- Medusa Location within Chile

Highest point
- Elevation: 6,130 m (20,110 ft)
- Prominence: 525 m (1,722 ft)
- Parent peak: Ojos del Salado
- Coordinates: 27°7′40.08″S 068°29′05.99″W﻿ / ﻿27.1278000°S 68.4849972°W

Geography
- Countries: Argentina and Chile
- Parent range: Puna de Atacama, Andes

Climbing
- First ascent: 22/01/1986 - Claudio Bravo (Argentina)

= Medusa (mountain) =

Mountain in Argentina/Chile

Medusa is a mountain at the border of Argentina and Chile. It has a height of 6130 m. It's located at Catamarca Province, Tinogasta Department, at the Puna de Atacama.

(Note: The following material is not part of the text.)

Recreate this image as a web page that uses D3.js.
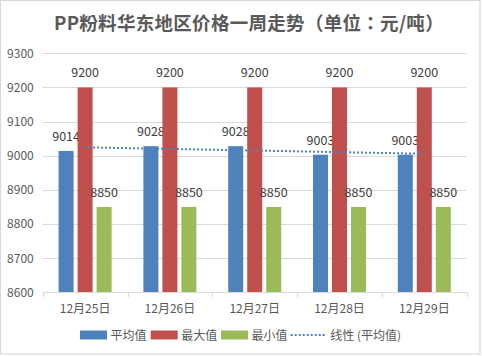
<!DOCTYPE html>
<html><head><meta charset="utf-8">
<script src="https://cdn.jsdelivr.net/npm/d3@7/dist/d3.min.js"></script>
<style>
html,body{margin:0;padding:0;background:#fff;}
text{font-family:"Microsoft YaHei","Noto Sans CJK SC",sans-serif;}
</style></head>
<body>
<svg id="chart" width="482" height="356"></svg>
<script>
const categories = ["12月25日","12月26日","12月27日","12月28日","12月29日"];
const avgValues = [9014, 9028, 9028, 9003, 9003];
const maxValues = [9200, 9200, 9200, 9200, 9200];
const minValues = [8850, 8850, 8850, 8850, 8850];
const yTicks = [8600, 8700, 8800, 8900, 9000, 9100, 9200, 9300];
const seriesNames = ["平均值", "最大值", "最小值"];
const trendName = "线性 (平均值)";
const title = "PP粉料华东地区价格一周走势（单位：元/吨）";

const colors = ["#4F81BD", "#C0504D", "#9BBB59"];
const textColor = "#595959";
const gridColor = "#D9D9D9";

const svg = d3.select("#chart");
const m = {left: 42.7, right: 466.7, top: 53.3, bottom: 292.3};

svg.append("rect").attr("x",0.5).attr("y",0.5).attr("width",479.5).attr("height",353.5)
  .attr("fill","#fff").attr("stroke",gridColor).attr("stroke-width",1.2);

svg.append("text").attr("x",54).attr("y",29.5).attr("text-anchor","start")
  .attr("font-size",18.5).attr("font-weight","bold").attr("fill",textColor)
  .attr("letter-spacing",0.3)
  .style("font-family",'"Noto Sans CJK TC","Noto Sans CJK SC",sans-serif')
  .text(title);

const x = d3.scaleBand().domain(categories).range([m.left, m.right]);
const y = d3.scaleLinear().domain([8600, 9300]).range([m.bottom, m.top]);

// gridlines
svg.append("g").selectAll("line").data(yTicks.filter(d => d !== 8600)).join("line")
  .attr("x1", m.left).attr("x2", m.right)
  .attr("y1", d => Math.round(y(d))+0.5).attr("y2", d => Math.round(y(d))+0.5)
  .attr("stroke", gridColor).attr("stroke-width",1);

// y axis labels
const yAxis = d3.axisLeft(y).tickValues(yTicks).tickFormat(d3.format("d")).tickSize(0).tickPadding(9);
const yg = svg.append("g").attr("transform",`translate(${m.left},0)`).call(yAxis);
yg.select(".domain").remove();
yg.selectAll("text").attr("font-size",12).attr("fill",textColor)
  .attr("font-family",'"Microsoft YaHei","Noto Sans CJK SC",sans-serif');

// bars
const series = [avgValues, maxValues, minValues];
const barW = 15, gap = 4;
const groupW = 3*barW + 2*gap;
series.forEach((vals, si) => {
  const g = svg.append("g");
  g.selectAll("rect").data(vals).join("rect")
    .attr("x", (d,i) => x(categories[i]) + x.bandwidth()/2 - groupW/2 + si*(barW+gap))
    .attr("y", d => y(d))
    .attr("width", barW)
    .attr("height", d => y(8600) - y(d))
    .attr("fill", colors[si]);
  g.selectAll("text").data(vals).join("text")
    .attr("x", (d,i) => x(categories[i]) + x.bandwidth()/2 - groupW/2 + si*(barW+gap) + barW/2)
    .attr("y", d => y(d) - 10)
    .attr("text-anchor","middle").attr("font-size",12.5).attr("fill","#404040")
    .text(d => d);
});

// x axis
const xAxis = d3.axisBottom(x).tickSize(0).tickPadding(12);
const xg = svg.append("g").attr("transform",`translate(0,${m.bottom})`).call(xAxis);
xg.select(".domain").remove();
xg.selectAll("text").attr("font-size",12).attr("fill",textColor)
  .attr("font-family",'"Microsoft YaHei","Noto Sans CJK SC",sans-serif');
svg.append("line").attr("x1",m.left).attr("x2",m.right)
  .attr("y1",Math.round(m.bottom)+0.5).attr("y2",Math.round(m.bottom)+0.5)
  .attr("stroke",gridColor).attr("stroke-width",1);
const tickXs = categories.map(c => x(c)).concat([m.right]);
svg.append("g").selectAll("line").data(tickXs).join("line")
  .attr("x1", d => Math.round(d)+0.5).attr("x2", d => Math.round(d)+0.5)
  .attr("y1", Math.round(m.bottom)).attr("y2", Math.round(m.bottom)+5)
  .attr("stroke", gridColor);

// linear trendline (least squares on average series)
const n = avgValues.length;
const xs = d3.range(1, n+1);
const mx = d3.mean(xs), my = d3.mean(avgValues);
const slope = d3.sum(xs.map((v,i)=>(v-mx)*(avgValues[i]-my))) / d3.sum(xs.map(v=>(v-mx)*(v-mx)));
const icpt = my - slope*mx;
const trend = xs.map(v => icpt + slope*v);
const line = d3.line().x((d,i) => x(categories[i]) + x.bandwidth()/2).y(d => y(d));
svg.append("path").attr("d", line(trend)).attr("fill","none")
  .attr("stroke", colors[0]).attr("stroke-width",2).attr("stroke-dasharray","2,2");

// legend
const ly = 335;
const legendItems = [
  {type:"rect", color: colors[0], label: seriesNames[0], x: 80},
  {type:"rect", color: colors[1], label: seriesNames[1], x: 150.7},
  {type:"rect", color: colors[2], label: seriesNames[2], x: 221},
  {type:"line", color: colors[0], label: trendName, x: 290.7}
];
legendItems.forEach(it => {
  if (it.type === "rect") {
    svg.append("rect").attr("x", it.x).attr("y", ly-4.5).attr("width", 27).attr("height", 9).attr("fill", it.color);
    svg.append("text").attr("x", it.x+30.5).attr("y", ly+4.5).attr("font-size",12).attr("fill",textColor).text(it.label);
  } else {
    svg.append("line").attr("x1", it.x).attr("x2", it.x+34).attr("y1", ly).attr("y2", ly)
      .attr("stroke", it.color).attr("stroke-width",2).attr("stroke-dasharray","2,2");
    svg.append("text").attr("x", it.x+39.5).attr("y", ly+4.5).attr("font-size",12).attr("fill",textColor).text(it.label);
  }
});
</script>
</body></html>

At the Chilean side, its shares territories with the commune of Copiapó.

== First Ascent ==

Medusa was first climbed by Claudio Bravo (Argentina) January 22, 1986.

== Elevation ==
Other data from available digital elevation models: SRTM yields 6119 metres, ASTER 6101 metres, and TanDEM-X 6163 metres. The height of the nearest key col is 5605 meters, leading to a topographic prominence of 525 meters. Medusa is considered a Mountain according to the Dominance System and its dominance is 8.56%. Its parent peak is Ojos del Salado and the Topographic isolation is 5.9 kilometers.